§ **GOAL OF THE EXERCISE**
Both the line containing "Write a Python script that recreates this chart with seaborn" and the line containing "from matplotlib.patches import Circle, Wedge" are part of the range to copy, along with every line between them. Copy it exactly and leave out the pictures.

§ **DATA TO USE**
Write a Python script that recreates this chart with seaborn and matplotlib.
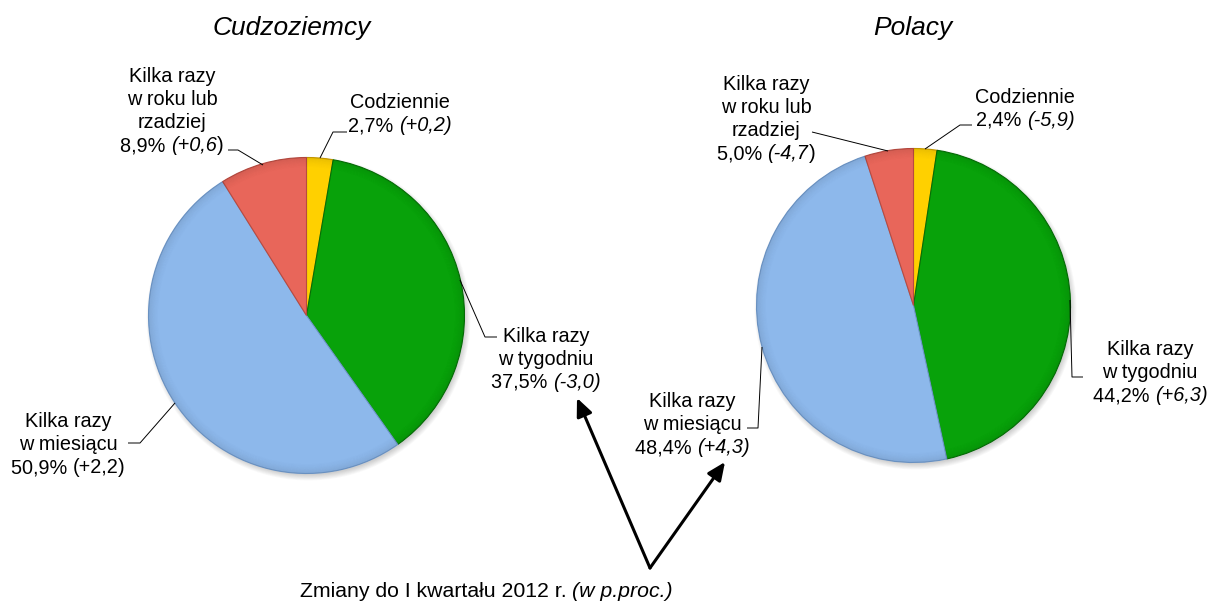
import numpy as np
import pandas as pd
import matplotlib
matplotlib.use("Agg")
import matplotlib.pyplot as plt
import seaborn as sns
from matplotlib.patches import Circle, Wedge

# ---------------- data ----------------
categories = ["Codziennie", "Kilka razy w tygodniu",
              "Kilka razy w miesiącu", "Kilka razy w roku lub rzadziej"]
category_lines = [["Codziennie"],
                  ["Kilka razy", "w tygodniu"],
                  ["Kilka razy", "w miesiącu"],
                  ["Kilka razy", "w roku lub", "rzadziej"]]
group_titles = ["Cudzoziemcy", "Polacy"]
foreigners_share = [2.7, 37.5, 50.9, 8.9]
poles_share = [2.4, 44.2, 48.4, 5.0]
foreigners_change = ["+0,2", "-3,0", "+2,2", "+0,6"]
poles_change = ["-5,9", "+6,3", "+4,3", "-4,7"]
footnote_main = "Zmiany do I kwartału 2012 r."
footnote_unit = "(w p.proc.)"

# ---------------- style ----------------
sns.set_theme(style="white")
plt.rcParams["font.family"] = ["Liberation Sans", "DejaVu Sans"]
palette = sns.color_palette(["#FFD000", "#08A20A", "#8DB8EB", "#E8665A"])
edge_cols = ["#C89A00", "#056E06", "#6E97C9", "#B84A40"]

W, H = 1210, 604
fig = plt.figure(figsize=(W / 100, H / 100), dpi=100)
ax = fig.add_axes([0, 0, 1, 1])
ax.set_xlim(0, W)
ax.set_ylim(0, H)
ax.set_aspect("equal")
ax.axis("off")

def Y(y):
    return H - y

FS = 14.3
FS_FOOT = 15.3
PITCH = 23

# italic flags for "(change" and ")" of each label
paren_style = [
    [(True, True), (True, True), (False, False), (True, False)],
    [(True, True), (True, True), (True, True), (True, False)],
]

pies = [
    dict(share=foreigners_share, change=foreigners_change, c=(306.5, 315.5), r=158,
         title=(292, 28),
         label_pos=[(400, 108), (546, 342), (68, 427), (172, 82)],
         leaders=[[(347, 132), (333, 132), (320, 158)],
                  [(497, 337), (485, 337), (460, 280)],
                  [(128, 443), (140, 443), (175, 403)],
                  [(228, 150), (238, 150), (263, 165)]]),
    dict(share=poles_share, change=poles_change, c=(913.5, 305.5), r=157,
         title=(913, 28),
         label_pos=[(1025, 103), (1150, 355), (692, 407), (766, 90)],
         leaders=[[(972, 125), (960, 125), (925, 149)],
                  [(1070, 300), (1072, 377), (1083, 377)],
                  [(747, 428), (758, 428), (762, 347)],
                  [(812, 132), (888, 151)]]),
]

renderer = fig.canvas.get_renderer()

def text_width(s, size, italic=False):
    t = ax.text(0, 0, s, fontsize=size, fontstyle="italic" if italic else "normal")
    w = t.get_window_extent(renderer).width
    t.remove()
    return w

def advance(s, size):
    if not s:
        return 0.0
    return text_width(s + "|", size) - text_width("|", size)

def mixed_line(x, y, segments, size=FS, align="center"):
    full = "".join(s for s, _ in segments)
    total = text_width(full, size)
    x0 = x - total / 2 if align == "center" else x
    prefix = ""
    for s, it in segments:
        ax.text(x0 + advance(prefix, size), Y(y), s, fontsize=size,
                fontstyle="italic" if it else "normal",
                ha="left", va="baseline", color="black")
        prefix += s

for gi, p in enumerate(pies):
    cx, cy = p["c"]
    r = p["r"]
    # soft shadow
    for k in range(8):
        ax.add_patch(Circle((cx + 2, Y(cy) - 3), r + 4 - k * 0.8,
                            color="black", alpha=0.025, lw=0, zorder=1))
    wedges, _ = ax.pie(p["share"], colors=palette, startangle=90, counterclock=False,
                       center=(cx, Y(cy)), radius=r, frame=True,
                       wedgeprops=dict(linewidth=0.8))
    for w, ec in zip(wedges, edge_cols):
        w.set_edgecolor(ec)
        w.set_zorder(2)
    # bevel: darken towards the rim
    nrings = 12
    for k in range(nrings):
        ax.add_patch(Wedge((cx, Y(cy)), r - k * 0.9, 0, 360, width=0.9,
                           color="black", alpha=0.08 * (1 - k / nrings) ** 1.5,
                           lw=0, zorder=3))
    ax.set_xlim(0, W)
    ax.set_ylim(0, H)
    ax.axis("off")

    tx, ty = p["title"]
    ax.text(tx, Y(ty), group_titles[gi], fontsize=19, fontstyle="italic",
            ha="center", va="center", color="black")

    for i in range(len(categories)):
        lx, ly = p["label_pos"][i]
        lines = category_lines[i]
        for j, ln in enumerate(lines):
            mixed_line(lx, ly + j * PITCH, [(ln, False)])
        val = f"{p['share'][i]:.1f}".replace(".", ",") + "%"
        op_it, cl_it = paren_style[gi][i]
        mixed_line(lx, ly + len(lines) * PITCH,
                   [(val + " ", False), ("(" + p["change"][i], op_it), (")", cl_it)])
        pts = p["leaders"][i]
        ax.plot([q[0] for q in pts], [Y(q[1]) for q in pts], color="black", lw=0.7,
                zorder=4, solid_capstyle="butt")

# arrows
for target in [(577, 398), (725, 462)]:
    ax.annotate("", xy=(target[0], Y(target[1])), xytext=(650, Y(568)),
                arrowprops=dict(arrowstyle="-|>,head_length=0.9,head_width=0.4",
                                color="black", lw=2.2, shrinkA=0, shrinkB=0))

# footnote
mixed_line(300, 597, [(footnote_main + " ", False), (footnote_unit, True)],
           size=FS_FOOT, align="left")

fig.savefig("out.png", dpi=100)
==
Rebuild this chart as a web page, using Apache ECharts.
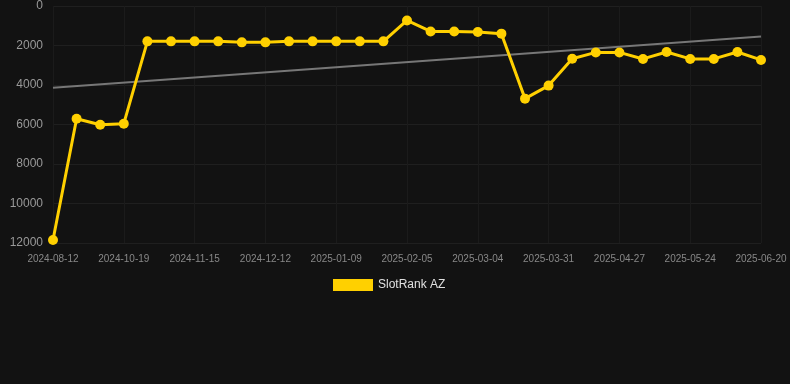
* * *
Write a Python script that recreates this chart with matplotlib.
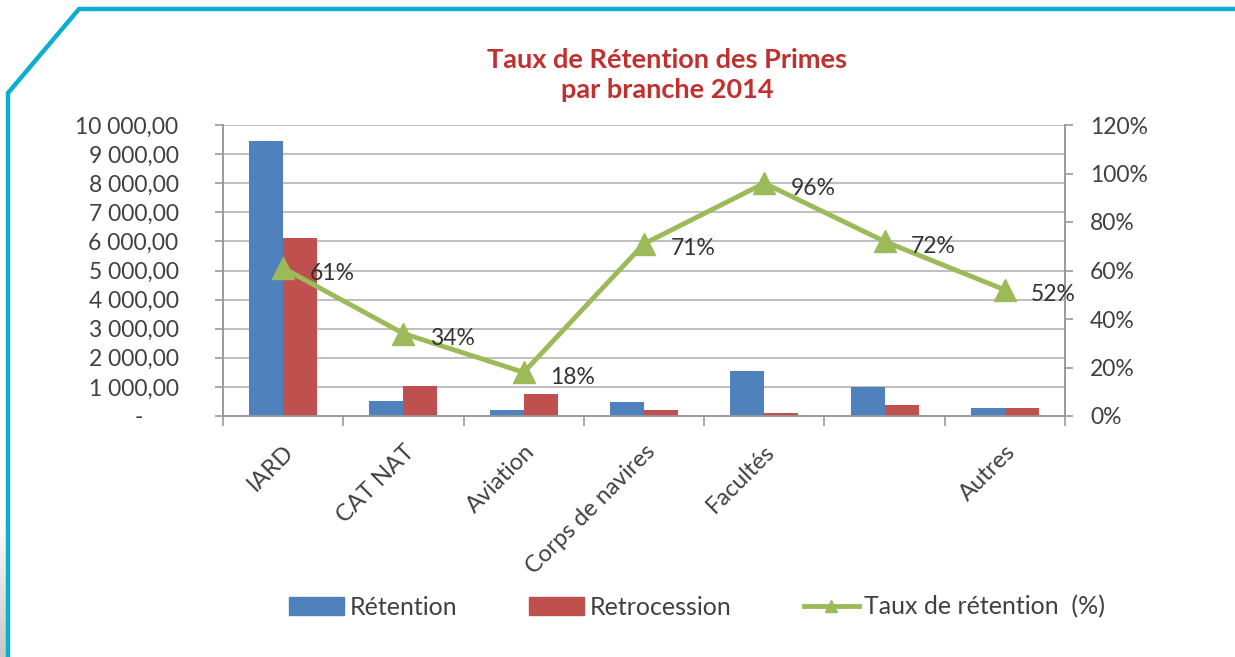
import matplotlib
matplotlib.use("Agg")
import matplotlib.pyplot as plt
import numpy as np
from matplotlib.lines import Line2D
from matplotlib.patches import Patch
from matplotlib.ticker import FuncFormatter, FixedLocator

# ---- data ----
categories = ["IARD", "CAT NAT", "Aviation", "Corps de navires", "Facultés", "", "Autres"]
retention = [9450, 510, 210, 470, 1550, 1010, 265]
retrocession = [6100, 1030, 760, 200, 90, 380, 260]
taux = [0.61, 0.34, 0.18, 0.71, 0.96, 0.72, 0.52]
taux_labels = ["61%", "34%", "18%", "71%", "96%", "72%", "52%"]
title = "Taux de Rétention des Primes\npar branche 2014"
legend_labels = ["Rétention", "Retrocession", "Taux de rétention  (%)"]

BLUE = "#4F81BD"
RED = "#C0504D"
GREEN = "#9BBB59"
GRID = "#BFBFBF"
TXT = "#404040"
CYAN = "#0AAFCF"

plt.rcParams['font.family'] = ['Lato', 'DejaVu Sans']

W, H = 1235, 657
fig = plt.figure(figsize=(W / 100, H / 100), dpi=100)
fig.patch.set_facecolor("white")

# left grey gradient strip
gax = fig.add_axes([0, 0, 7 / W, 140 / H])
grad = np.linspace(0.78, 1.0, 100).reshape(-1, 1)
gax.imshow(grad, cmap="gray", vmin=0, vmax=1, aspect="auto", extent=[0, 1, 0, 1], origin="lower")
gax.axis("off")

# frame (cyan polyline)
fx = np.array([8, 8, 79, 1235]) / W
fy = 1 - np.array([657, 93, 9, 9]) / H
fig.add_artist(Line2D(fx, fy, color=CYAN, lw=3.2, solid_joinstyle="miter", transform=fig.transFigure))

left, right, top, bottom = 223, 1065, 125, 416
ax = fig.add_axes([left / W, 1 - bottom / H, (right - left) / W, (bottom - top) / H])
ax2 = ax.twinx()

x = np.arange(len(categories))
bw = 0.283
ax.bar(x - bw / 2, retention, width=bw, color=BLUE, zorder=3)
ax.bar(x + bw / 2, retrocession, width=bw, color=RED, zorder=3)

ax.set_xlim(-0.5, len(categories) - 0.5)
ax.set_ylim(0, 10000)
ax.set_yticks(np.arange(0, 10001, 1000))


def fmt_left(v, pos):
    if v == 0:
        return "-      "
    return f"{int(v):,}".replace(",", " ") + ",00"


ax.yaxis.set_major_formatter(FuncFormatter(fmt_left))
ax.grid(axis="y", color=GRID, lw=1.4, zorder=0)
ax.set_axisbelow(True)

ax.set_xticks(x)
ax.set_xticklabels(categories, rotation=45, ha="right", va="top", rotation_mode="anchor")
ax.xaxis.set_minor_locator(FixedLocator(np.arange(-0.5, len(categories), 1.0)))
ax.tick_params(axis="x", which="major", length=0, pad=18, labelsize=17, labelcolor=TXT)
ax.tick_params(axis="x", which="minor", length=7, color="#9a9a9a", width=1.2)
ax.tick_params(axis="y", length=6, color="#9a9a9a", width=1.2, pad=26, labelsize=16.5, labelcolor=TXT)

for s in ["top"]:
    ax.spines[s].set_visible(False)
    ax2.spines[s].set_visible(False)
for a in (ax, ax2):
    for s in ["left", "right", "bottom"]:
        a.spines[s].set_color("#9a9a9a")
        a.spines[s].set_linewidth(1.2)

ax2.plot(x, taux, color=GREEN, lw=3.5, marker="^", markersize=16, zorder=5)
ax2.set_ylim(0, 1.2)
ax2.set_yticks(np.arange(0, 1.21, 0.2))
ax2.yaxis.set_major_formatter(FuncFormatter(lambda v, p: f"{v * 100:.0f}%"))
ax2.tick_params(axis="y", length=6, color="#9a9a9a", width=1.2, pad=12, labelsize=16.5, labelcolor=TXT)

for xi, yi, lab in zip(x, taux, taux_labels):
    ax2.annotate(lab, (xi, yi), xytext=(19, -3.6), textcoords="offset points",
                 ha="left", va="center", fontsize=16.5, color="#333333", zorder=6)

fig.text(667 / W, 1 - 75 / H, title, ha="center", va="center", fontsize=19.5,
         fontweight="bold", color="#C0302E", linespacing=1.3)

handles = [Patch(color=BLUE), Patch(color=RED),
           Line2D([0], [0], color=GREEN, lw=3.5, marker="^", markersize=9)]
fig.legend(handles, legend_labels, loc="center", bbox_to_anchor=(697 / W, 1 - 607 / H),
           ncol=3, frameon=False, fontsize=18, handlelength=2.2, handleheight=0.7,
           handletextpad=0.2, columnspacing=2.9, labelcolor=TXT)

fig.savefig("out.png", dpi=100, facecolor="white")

§ **FINISHED TASK**
Write a Python script that recreates this chart with seaborn and matplotlib.
import numpy as np
import pandas as pd
import matplotlib
matplotlib.use("Agg")
import matplotlib.pyplot as plt
import seaborn as sns
from matplotlib.patches import Circle, Wedge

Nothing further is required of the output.